I'd hate to see bruce bowen get cut.. but if battier plays that kind of defense all throughout the U.S.A. world exhibitions, then Coach K can afford to drop bowen. Futuristxen, are you talkn bout mike miller or brad miller as the one who plays a small role? given the choice, i'd cut mike miller coz he's pretty slow and can't effectively drive to the basket.. although he's got a three point shot, which is needed in international games, the dream team still has decent 3 point shooters like hinrich, melo, and joe johnson. brad's needed in rebounding and passing from the bigmen. i'd like to see some sacramento style basketball once in a while done by the u.s.a. i'd love to see mike bibby in there rather than chirs paul though.


----------



## futuristxen (Jun 26, 2003)

Mike Miller didn't even get invited to team USA. He's not even a starter on his own team.


----------



## O2K (Nov 19, 2002)

joe johnson impressed me the most. i thought he played amazing


----------



## rainman (Jul 15, 2002)

HKF said:


> It's really weird how guys like Santiago and Arroyo play for their national teams. If they brought that same game to the NBA, they'd be pretty darn good players.

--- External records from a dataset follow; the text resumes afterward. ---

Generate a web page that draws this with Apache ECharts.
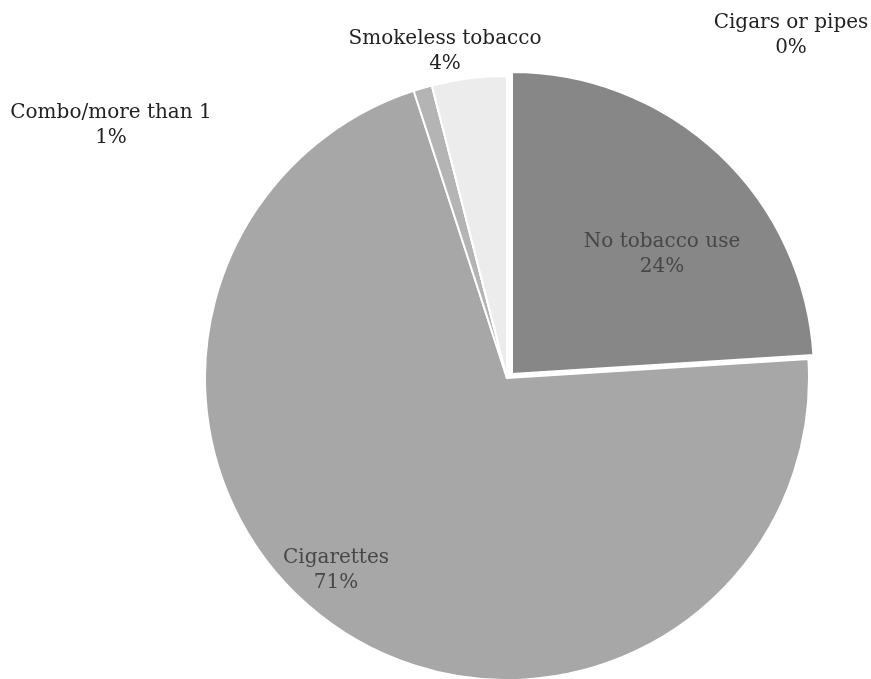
<!DOCTYPE html>
<html>
<head>
<meta charset="utf-8">
<script src="https://cdn.jsdelivr.net/npm/echarts@6/dist/echarts.min.js"></script>
<style>
  html, body { margin: 0; padding: 0; background: #fff; }
  #chart { width: 871px; height: 679px; }
</style>
</head>
<body>
<div id="chart"></div>
<script>
// Tobacco use categories and their shares (percent)
const categories = ['No tobacco use', 'Cigarettes', 'Combo/more than 1', 'Cigars or pipes', 'Smokeless tobacco'];
const shares = [24, 71, 1, 0, 4];

// Slice fills and label styling
const sliceColors = ['#878787', '#a7a7a7', '#b4b4b4', '#cfcfcf', '#ececec'];
const labelColors = ['#474747', '#474747', '#222', '#222', '#222'];
// Where each label block is centred on the canvas
const labelAnchors = [[662, 254], [336, 570], [111, 125], [791, 35], [445, 51]];
// The first slice is pulled out of the pie
const explodedIndex = 0;
const pieCenter = [507, 378];
const explodeShift = [5, -4];
const pieRadius = 302;

const chart = echarts.init(document.getElementById('chart'), null, { renderer: 'canvas' });

function pieSeries(isExploded) {
  const c = isExploded
    ? [pieCenter[0] + explodeShift[0], pieCenter[1] + explodeShift[1]]
    : pieCenter;
  return {
    type: 'pie',
    center: c,
    radius: [0, pieRadius],
    startAngle: 90,
    clockwise: true,
    silent: true,
    avoidLabelOverlap: false,
    emphasis: { disabled: true },
    label: {
      show: true,
      formatter: '{b}\n{c}%',
      fontFamily: 'DejaVu Serif',
      fontSize: 20,
      lineHeight: 25,
      align: 'center'
    },
    labelLine: { show: false },
    labelLayout: function (p) {
      const a = labelAnchors[p.dataIndex];
      return { x: a[0], y: a[1], align: 'center', verticalAlign: 'middle', hideOverlap: false };
    },
    data: categories.map(function (name, i) {
      const visible = (i === explodedIndex) === isExploded;
      return {
        name: name,
        value: shares[i],
        itemStyle: visible
          ? { color: sliceColors[i], borderColor: '#ffffff', borderWidth: 2 }
          : { color: 'rgba(0,0,0,0)', borderWidth: 0 },
        label: { show: visible, color: labelColors[i] }
      };
    })
  };
}

chart.setOption({
  animation: false,
  backgroundColor: '#ffffff',
  series: [pieSeries(false), pieSeries(true)]
});
</script>
</body>
</html>
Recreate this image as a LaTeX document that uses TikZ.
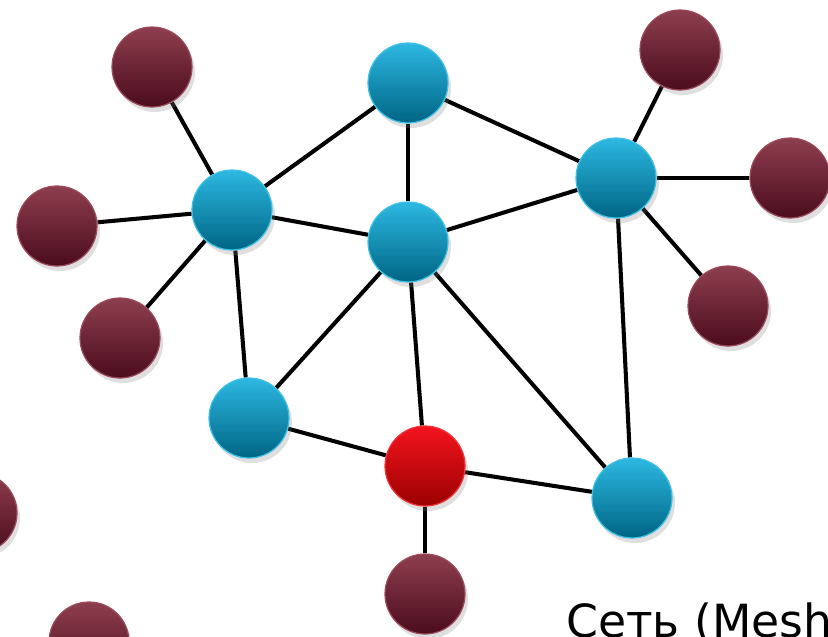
\documentclass[tikz,border=0pt]{standalone}
\usepackage{fontspec}
\setmainfont{DejaVu Sans}
\usetikzlibrary{shadows,backgrounds}

\definecolor{hubtop}{HTML}{2DB8E2}
\definecolor{hubbottom}{HTML}{006584}
\definecolor{hubedge}{HTML}{3FC0E6}
\definecolor{leaftop}{HTML}{8E3E4E}
\definecolor{leafbottom}{HTML}{4A0C1C}
\definecolor{leafedge}{HTML}{9A4A5A}
\definecolor{roottop}{HTML}{F4141E}
\definecolor{rootbottom}{HTML}{9A0000}
\definecolor{rootedge}{HTML}{F0343C}

\begin{document}
\begin{tikzpicture}[x=0.02cm, y=-0.02cm,
		dot/.style={circle, minimum size=1.6cm, inner sep=0pt, line width=0.7pt,
			drop shadow={opacity=0.25, shadow xshift=0.06cm, shadow yshift=-0.1cm}},
		hub/.style={dot, draw=hubedge, top color=hubtop, bottom color=hubbottom},
		leaf/.style={dot, draw=leafedge, top color=leaftop, bottom color=leafbottom},
		root/.style={dot, draw=rootedge, top color=roottop, bottom color=rootbottom},
		link/.style={line width=2.3pt, black}
	]
	\useasboundingbox (0,0) rectangle (828,636);
	\clip (0,0) rectangle (828,636);

	% узлы сети
	\node[hub] (top) at (408, 83) {};
	\node[hub] (left) at (232, 210) {};
	\node[hub] (mid) at (408, 242) {};
	\node[hub] (right) at (616, 178) {};
	\node[hub] (lowleft) at (249, 418) {};
	\node[hub] (lowright) at (632, 498) {};
	\node[root] (red) at (425, 466) {};

	% оконечные узлы
	\node[leaf] (l1) at (152, 67) {};
	\node[leaf] (l2) at (57, 226) {};
	\node[leaf] (l3) at (120, 338) {};
	\node[leaf] (r1) at (680, 50) {};
	\node[leaf] (r2) at (790, 178) {};
	\node[leaf] (r3) at (728, 306) {};
	\node[leaf] (b1) at (425, 594) {};
	\node[leaf] (far1) at (-23, 513) {};
	\node[leaf] (far2) at (89, 642) {};

	% связи
	\begin{scope}[on background layer]
		\draw[link] (left) -- (l1);
		\draw[link] (left) -- (l2);
		\draw[link] (left) -- (l3);
		\draw[link] (left) -- (top);
		\draw[link] (left) -- (mid);
		\draw[link] (left) -- (lowleft);
		\draw[link] (top) -- (mid);
		\draw[link] (top) -- (right);
		\draw[link] (mid) -- (right);
		\draw[link] (mid) -- (lowleft);
		\draw[link] (mid) -- (red);
		\draw[link] (mid) -- (lowright);
		\draw[link] (right) -- (r1);
		\draw[link] (right) -- (r2);
		\draw[link] (right) -- (r3);
		\draw[link] (right) -- (lowright);
		\draw[link] (red) -- (lowleft);
		\draw[link] (red) -- (lowright);
		\draw[link] (red) -- (b1);
	\end{scope}

	\node[anchor=base west, inner sep=0pt, font=\fontsize{26}{30}\selectfont] (title) at (566, 637) {Сеть (Mesh)};
\end{tikzpicture}
\end{document}
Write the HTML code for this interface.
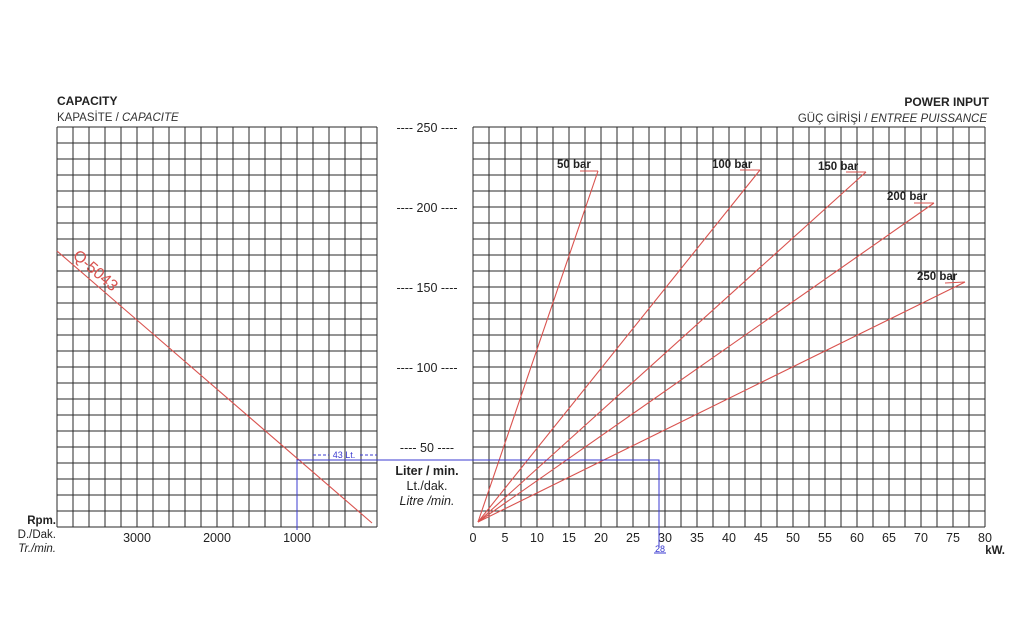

big guys like santiago dont get to play as physical in the nba as for arroyo he'll be pretty good for orlando, i think they find their comfort zone more with international play.


----------



## Local_24/7 (Jul 7, 2006)

Hinrich really locked down Arroyo. In the first quarter he was getting by defenders but after that he wasn't much of a threat. I really like Hinrich's D yesterday. Brand was good on D too, he challenged a lot of shots even though he fouled.


----------



## CSILASVEGAS (Jan 14, 2006)

futuristxen said:


> Mike Miller didn't even get invited to team USA. He's not even a starter on his own team.


haha. damn. my bad. i thought i saw him! weird!


----------



## bruindre (Jul 18, 2004)

*Re: USA vs. Puerto Rico thoughts*

Outside of the middle of the 1st half, I was satisfied with the game. Howard, Hinrich, and Joe Johnson impressed me the most--the later two were question marks in my mind to make the final 12. They definately proved they belong--especially Kirk. GREAT perimeter defender.



Idunkonyou said:


> I watched the game and I can't believe Howard didn't get more time. When he was in the game, it was like the PR players couldn't do anything in the paint. They couldn't rebound because Howard was getting all of them. They couldn't drive because Howard was waiting on them. It was rather funny to watch.
> 
> It is like Coach K didn't play Howard much to make it fair, LOL!!!! :laugh:


I don't know what baffled me more, the lack of time Howard got, or the minutes Bosh received. I though Bosh played extremely poor to warrant the minutes he got. 

Let's also keep in mind, though, that this is one game. Our first game. It will be interesting to see how the team develops from this first game.


----------



## TM (Jun 30, 2003)

*Re: USA vs. Puerto Rico thoughts*



bruindre said:


> Let's also keep in mind, though, that this is one game. Our first game. It will be interesting to see how the team develops from this first game.


Exactly. Krzyzewski would be a fool to start tickin people off in the first 40 minutes of this teams season.


----------



## Air Fly (Apr 19, 2005)

Chris Paul was U.S.A best player by far. His understanding of the game is unreal. Truly fits the international game.


----------



## girllovesthegame (Nov 3, 2005)

Air Fly said:


> Chris Paul was U.S.A best player by far. His understanding of the game is unreal. Truly fits the international game.


I thought he played well as did LeBron, Melo and Wade. Just about all the players had a decent game. I'm watching this game again right now on NBATV.


----------



## Shady* (Jul 3, 2005)

:nonono: Bosh played horrible.


----------



## girllovesthegame (Nov 3, 2005)

Shady™ said:


> :nonono: Bosh played horrible.


Maybe he'll do better in the next game.


----------



## zoomkobe (May 11, 2006)

i htought it was an overall good game even thought the start was a little slow.


----------